(Rows from a dataset of charts and code)
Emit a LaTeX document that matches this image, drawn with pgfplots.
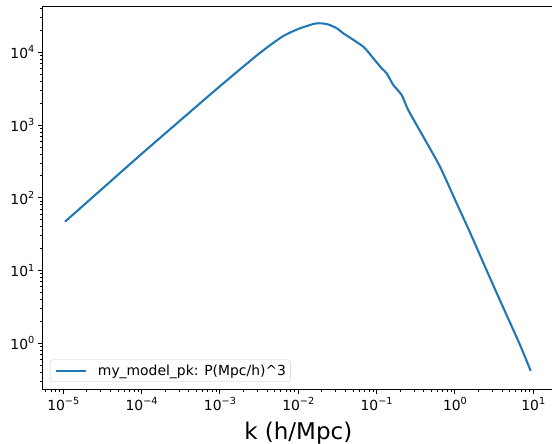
\documentclass[border=0pt]{standalone}
\usepackage{fontspec}
\setmainfont{DejaVu Sans}
\usepackage{pgfplots}
\pgfplotsset{compat=1.18}
\definecolor{mplblue}{HTML}{1F77B4}
\newcommand{\tl}[1]{10\raisebox{0.42em}{\fontsize{9.7pt}{10pt}\selectfont #1}}
\begin{document}
\makebox[552pt][l]{\raisebox{0pt}[444pt][0pt]{%
\begin{tikzpicture}[baseline=0pt]
\path (0pt,0pt) rectangle (552pt,444pt);
\begin{axis}[
  xmode=log, ymode=log,
  scale only axis,
  width=600pt, height=382.6pt,
  at={(42.7pt,54.7pt)}, anchor=south west,
  xmin=5.46e-6, xmax=249.5,
  ymin=0.2333, ymax=42364,
  axis line style={line width=1.1pt},
  tick align=outside,
  xtick pos=bottom, ytick pos=left,
  major tick length=4.86pt, minor tick length=2.78pt,
  every major tick/.style={line width=1.1pt, black},
  every minor tick/.style={line width=0.83pt, black},
  xtick={1e-5,1e-4,1e-3,1e-2,1e-1,1,10},
  xticklabels={\tl{−5},\tl{−4},\tl{−3},\tl{−2},\tl{−1},\tl{0},\tl{1}},
  minor xtick={6e-6,7e-6,8e-6,9e-6,
    2e-5,3e-5,4e-5,5e-5,6e-5,7e-5,8e-5,9e-5,
    2e-4,3e-4,4e-4,5e-4,6e-4,7e-4,8e-4,9e-4,
    2e-3,3e-3,4e-3,5e-3,6e-3,7e-3,8e-3,9e-3,
    0.02,0.03,0.04,0.05,0.06,0.07,0.08,0.09,
    0.2,0.3,0.4,0.5,0.6,0.7,0.8,0.9,
    2,3,4,5,6,7,8,9,20},
  ytick={1,10,100,1000,10000},
  yticklabels={\tl{0},\tl{1},\tl{2},\tl{3},\tl{4}},
  minor ytick={0.3,0.4,0.5,0.6,0.7,0.8,0.9,
    2,3,4,5,6,7,8,9,
    20,30,40,50,60,70,80,90,
    200,300,400,500,600,700,800,900,
    2000,3000,4000,5000,6000,7000,8000,9000,
    20000,30000,40000},
  tick label style={font=\fontsize{13.9pt}{16pt}\selectfont},
  xlabel={k (h/Mpc)},
  xlabel style={font=\fontsize{23pt}{27pt}\selectfont, at={(axis cs:0.01,0.2333)}, anchor=base, yshift=-50.7pt},
  legend style={at={(0,0)}, anchor=south west, xshift=7.3pt, yshift=7.3pt,
    draw=black!20, rounded corners=2.5pt, fill=white, fill opacity=0.8, text opacity=1,
    font=\fontsize{13.9pt}{16pt}\selectfont,
    inner xsep=4.3pt, inner ysep=5pt,
    nodes={inner sep=0pt}, column sep=11.4pt},
  legend cell align=left,
  legend image code/.code={\draw[#1] (0pt,0pt) -- (30pt,0pt);},
]
\addplot[color=mplblue, line width=2.08pt, smooth, tension=0.4] coordinates {
(1.052e-5,46.99) (3.162e-5,133.97) (1e-4,401.8) (3.162e-4,1174.9)
(1e-3,3420) (3.162e-3,9616) (6.310e-3,16520) (1e-2,20940)
(1.413e-2,23714) (1.585e-2,24660) (1.803e-2,25061) (2.000e-2,25000)
(2.239e-2,24550) (2.512e-2,23823) (3.162e-2,21130) (3.758e-2,18239)
(6.761e-2,11940) (9.078e-2,8260) (0.1161,6026) (0.1346,5140)
(0.1633,3556) (0.2089,2588) (0.2535,1607) (0.3945,691.8)
(0.6442,267.9) (1.052,83.95) (1.556,33.50) (2.541,10.05)
(4.140,3.090) (6.761,0.955) (9.268,0.417)
};
\addlegendentry{my\_model\_pk: P(Mpc/h)\^{}3}
\end{axis}
\end{tikzpicture}}}
\end{document}
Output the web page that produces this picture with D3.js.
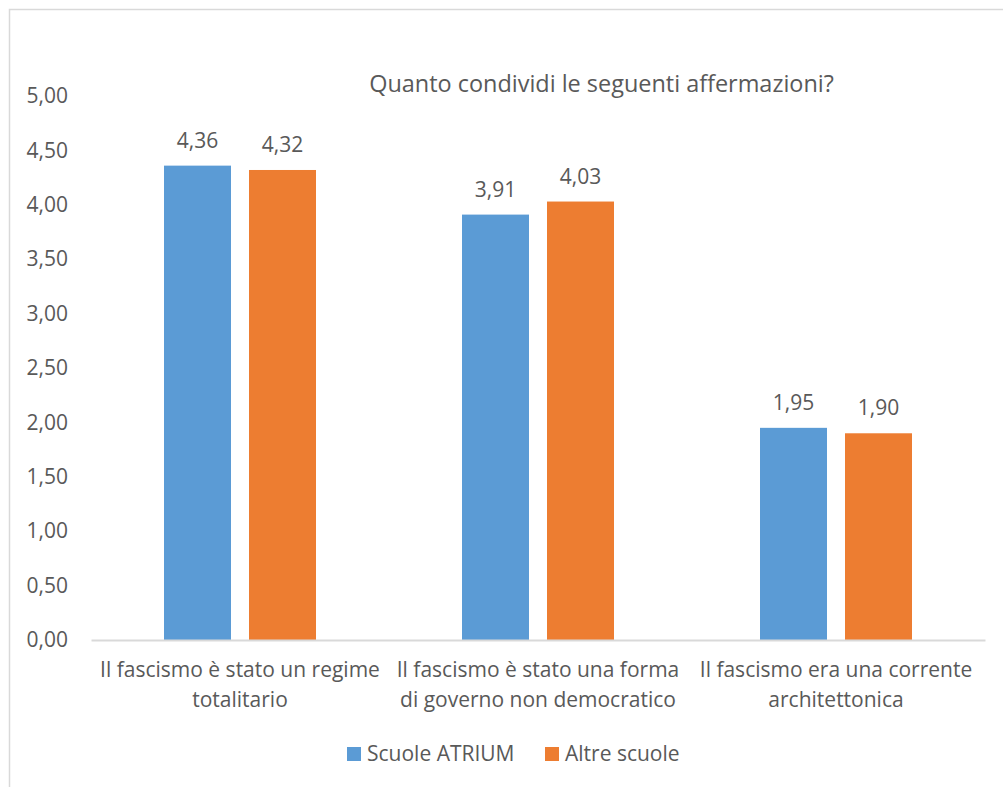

Task brief:
Search the records for the string "that" and return every line in which it occurs.

Worked solution:
Emit a LaTeX document that matches this image, drawn with pgfplots.
Output the web page that produces this picture with D3.js.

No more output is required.